Please transcribe the data that follows without the pictures, keeping every word the same.

#### [Data to use]
________________

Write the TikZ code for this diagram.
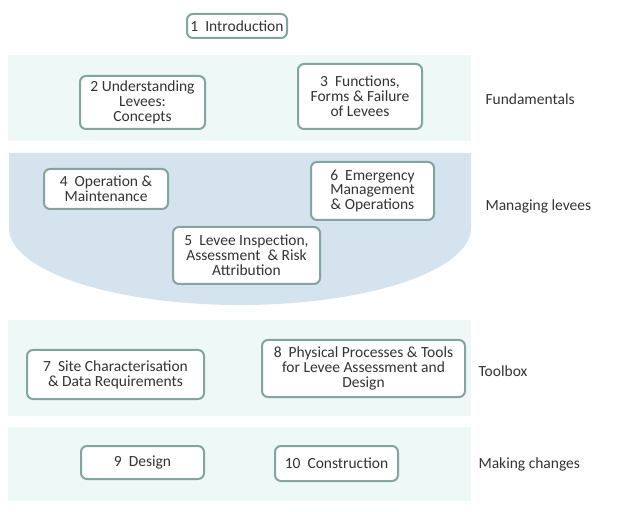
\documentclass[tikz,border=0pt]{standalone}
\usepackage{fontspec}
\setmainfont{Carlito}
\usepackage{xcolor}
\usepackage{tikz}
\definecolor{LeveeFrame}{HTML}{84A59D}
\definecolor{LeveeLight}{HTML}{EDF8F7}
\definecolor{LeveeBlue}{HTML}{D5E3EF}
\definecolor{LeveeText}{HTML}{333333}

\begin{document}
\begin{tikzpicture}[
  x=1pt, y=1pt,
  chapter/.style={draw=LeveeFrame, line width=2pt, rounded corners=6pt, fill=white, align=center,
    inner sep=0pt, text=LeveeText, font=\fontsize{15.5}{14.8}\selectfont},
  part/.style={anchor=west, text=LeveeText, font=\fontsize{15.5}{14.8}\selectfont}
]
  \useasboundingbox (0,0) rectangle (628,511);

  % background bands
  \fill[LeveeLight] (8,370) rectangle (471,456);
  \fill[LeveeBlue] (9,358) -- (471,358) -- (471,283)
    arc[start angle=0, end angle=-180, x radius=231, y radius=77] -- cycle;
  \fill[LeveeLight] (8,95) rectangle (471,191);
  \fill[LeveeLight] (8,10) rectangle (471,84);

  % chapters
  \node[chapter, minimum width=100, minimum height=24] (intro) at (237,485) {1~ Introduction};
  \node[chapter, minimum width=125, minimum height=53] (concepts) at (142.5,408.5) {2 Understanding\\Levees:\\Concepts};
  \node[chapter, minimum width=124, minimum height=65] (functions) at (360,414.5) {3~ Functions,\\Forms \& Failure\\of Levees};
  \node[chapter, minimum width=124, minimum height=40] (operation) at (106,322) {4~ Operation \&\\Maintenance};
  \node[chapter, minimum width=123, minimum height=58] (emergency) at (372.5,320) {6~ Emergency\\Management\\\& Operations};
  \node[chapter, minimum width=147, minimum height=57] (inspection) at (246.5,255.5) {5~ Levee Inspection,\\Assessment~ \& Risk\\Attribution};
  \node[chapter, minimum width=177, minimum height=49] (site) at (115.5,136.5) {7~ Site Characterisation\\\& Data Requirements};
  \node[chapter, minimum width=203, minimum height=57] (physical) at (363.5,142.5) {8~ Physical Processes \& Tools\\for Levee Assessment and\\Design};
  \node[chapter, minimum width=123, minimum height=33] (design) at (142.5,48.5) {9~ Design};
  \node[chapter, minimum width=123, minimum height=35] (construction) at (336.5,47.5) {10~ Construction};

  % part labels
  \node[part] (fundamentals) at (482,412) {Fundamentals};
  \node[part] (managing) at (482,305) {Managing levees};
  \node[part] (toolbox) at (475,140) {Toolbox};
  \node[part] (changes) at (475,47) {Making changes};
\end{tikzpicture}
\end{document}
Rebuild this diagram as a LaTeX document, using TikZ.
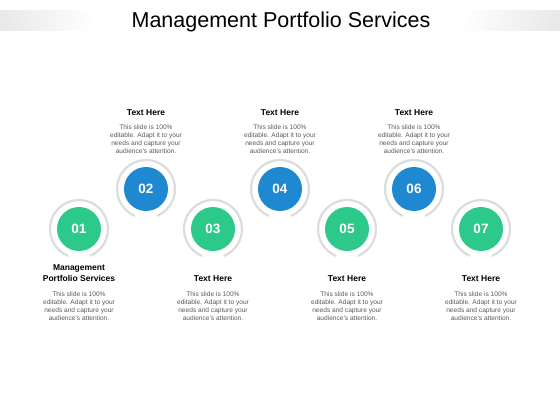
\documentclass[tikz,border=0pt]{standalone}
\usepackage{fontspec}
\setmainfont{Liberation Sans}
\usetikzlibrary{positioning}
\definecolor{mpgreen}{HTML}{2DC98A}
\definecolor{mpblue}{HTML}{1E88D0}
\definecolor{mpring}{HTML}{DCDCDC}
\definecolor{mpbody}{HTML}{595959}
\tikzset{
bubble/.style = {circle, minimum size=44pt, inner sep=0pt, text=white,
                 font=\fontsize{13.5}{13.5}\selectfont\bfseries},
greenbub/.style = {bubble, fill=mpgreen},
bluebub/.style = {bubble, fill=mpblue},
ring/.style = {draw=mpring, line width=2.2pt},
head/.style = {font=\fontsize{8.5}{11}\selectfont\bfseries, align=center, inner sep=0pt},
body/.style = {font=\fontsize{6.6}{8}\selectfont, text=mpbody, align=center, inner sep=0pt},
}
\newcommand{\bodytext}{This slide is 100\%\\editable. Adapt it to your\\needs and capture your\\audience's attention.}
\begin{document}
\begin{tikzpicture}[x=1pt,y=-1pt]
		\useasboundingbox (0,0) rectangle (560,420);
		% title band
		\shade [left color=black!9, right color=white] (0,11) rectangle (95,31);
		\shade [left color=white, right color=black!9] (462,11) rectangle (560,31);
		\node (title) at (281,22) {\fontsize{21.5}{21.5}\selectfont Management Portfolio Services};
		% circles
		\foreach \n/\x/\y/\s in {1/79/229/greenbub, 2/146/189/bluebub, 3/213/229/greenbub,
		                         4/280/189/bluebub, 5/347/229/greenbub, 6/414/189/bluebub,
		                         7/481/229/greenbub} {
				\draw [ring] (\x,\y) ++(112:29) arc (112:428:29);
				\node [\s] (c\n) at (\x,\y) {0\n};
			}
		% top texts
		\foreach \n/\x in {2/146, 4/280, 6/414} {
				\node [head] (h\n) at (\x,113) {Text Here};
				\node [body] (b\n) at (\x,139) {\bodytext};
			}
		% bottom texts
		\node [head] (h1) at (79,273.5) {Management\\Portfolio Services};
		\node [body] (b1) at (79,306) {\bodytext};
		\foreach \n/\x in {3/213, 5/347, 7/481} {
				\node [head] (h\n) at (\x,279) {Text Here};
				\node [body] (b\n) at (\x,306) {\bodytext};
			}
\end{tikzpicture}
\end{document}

________________

#### [Answer for the task]
Write the TikZ code for this diagram.
\documentclass[tikz,border=0pt]{standalone}
\usepackage{fontspec}
\setmainfont{Carlito}
\usepackage{xcolor}
\usepackage{tikz}
\definecolor{LeveeFrame}{HTML}{84A59D}
\definecolor{LeveeLight}{HTML}{EDF8F7}
\definecolor{LeveeBlue}{HTML}{D5E3EF}
\definecolor{LeveeText}{HTML}{333333}

\begin{document}
\begin{tikzpicture}[
  x=1pt, y=1pt,
  chapter/.style={draw=LeveeFrame, line width=2pt, rounded corners=6pt, fill=white, align=center,
    inner sep=0pt, text=LeveeText, font=\fontsize{15.5}{14.8}\selectfont},
  part/.style={anchor=west, text=LeveeText, font=\fontsize{15.5}{14.8}\selectfont}
]
  \useasboundingbox (0,0) rectangle (628,511);

  % background bands
  \fill[LeveeLight] (8,370) rectangle (471,456);
  \fill[LeveeBlue] (9,358) -- (471,358) -- (471,283)
    arc[start angle=0, end angle=-180, x radius=231, y radius=77] -- cycle;
  \fill[LeveeLight] (8,95) rectangle (471,191);
  \fill[LeveeLight] (8,10) rectangle (471,84);

  % chapters
  \node[chapter, minimum width=100, minimum height=24] (intro) at (237,485) {1~ Introduction};
  \node[chapter, minimum width=125, minimum height=53] (concepts) at (142.5,408.5) {2 Understanding\\Levees:\\Concepts};
  \node[chapter, minimum width=124, minimum height=65] (functions) at (360,414.5) {3~ Functions,\\Forms \& Failure\\of Levees};
  \node[chapter, minimum width=124, minimum height=40] (operation) at (106,322) {4~ Operation \&\\Maintenance};
  \node[chapter, minimum width=123, minimum height=58] (emergency) at (372.5,320) {6~ Emergency\\Management\\\& Operations};
  \node[chapter, minimum width=147, minimum height=57] (inspection) at (246.5,255.5) {5~ Levee Inspection,\\Assessment~ \& Risk\\Attribution};
  \node[chapter, minimum width=177, minimum height=49] (site) at (115.5,136.5) {7~ Site Characterisation\\\& Data Requirements};
  \node[chapter, minimum width=203, minimum height=57] (physical) at (363.5,142.5) {8~ Physical Processes \& Tools\\for Levee Assessment and\\Design};
  \node[chapter, minimum width=123, minimum height=33] (design) at (142.5,48.5) {9~ Design};
  \node[chapter, minimum width=123, minimum height=35] (construction) at (336.5,47.5) {10~ Construction};

  % part labels
  \node[part] (fundamentals) at (482,412) {Fundamentals};
  \node[part] (managing) at (482,305) {Managing levees};
  \node[part] (toolbox) at (475,140) {Toolbox};
  \node[part] (changes) at (475,47) {Making changes};
\end{tikzpicture}
\end{document}
Rebuild this diagram as a LaTeX document, using TikZ.
\documentclass[tikz,border=0pt]{standalone}
\usepackage{fontspec}
\setmainfont{Liberation Sans}
\usetikzlibrary{positioning}
\definecolor{mpgreen}{HTML}{2DC98A}
\definecolor{mpblue}{HTML}{1E88D0}
\definecolor{mpring}{HTML}{DCDCDC}
\definecolor{mpbody}{HTML}{595959}
\tikzset{
bubble/.style = {circle, minimum size=44pt, inner sep=0pt, text=white,
                 font=\fontsize{13.5}{13.5}\selectfont\bfseries},
greenbub/.style = {bubble, fill=mpgreen},
bluebub/.style = {bubble, fill=mpblue},
ring/.style = {draw=mpring, line width=2.2pt},
head/.style = {font=\fontsize{8.5}{11}\selectfont\bfseries, align=center, inner sep=0pt},
body/.style = {font=\fontsize{6.6}{8}\selectfont, text=mpbody, align=center, inner sep=0pt},
}
\newcommand{\bodytext}{This slide is 100\%\\editable. Adapt it to your\\needs and capture your\\audience's attention.}
\begin{document}
\begin{tikzpicture}[x=1pt,y=-1pt]
		\useasboundingbox (0,0) rectangle (560,420);
		% title band
		\shade [left color=black!9, right color=white] (0,11) rectangle (95,31);
		\shade [left color=white, right color=black!9] (462,11) rectangle (560,31);
		\node (title) at (281,22) {\fontsize{21.5}{21.5}\selectfont Management Portfolio Services};
		% circles
		\foreach \n/\x/\y/\s in {1/79/229/greenbub, 2/146/189/bluebub, 3/213/229/greenbub,
		                         4/280/189/bluebub, 5/347/229/greenbub, 6/414/189/bluebub,
		                         7/481/229/greenbub} {
				\draw [ring] (\x,\y) ++(112:29) arc (112:428:29);
				\node [\s] (c\n) at (\x,\y) {0\n};
			}
		% top texts
		\foreach \n/\x in {2/146, 4/280, 6/414} {
				\node [head] (h\n) at (\x,113) {Text Here};
				\node [body] (b\n) at (\x,139) {\bodytext};
			}
		% bottom texts
		\node [head] (h1) at (79,273.5) {Management\\Portfolio Services};
		\node [body] (b1) at (79,306) {\bodytext};
		\foreach \n/\x in {3/213, 5/347, 7/481} {
				\node [head] (h\n) at (\x,279) {Text Here};
				\node [body] (b\n) at (\x,306) {\bodytext};
			}
\end{tikzpicture}
\end{document}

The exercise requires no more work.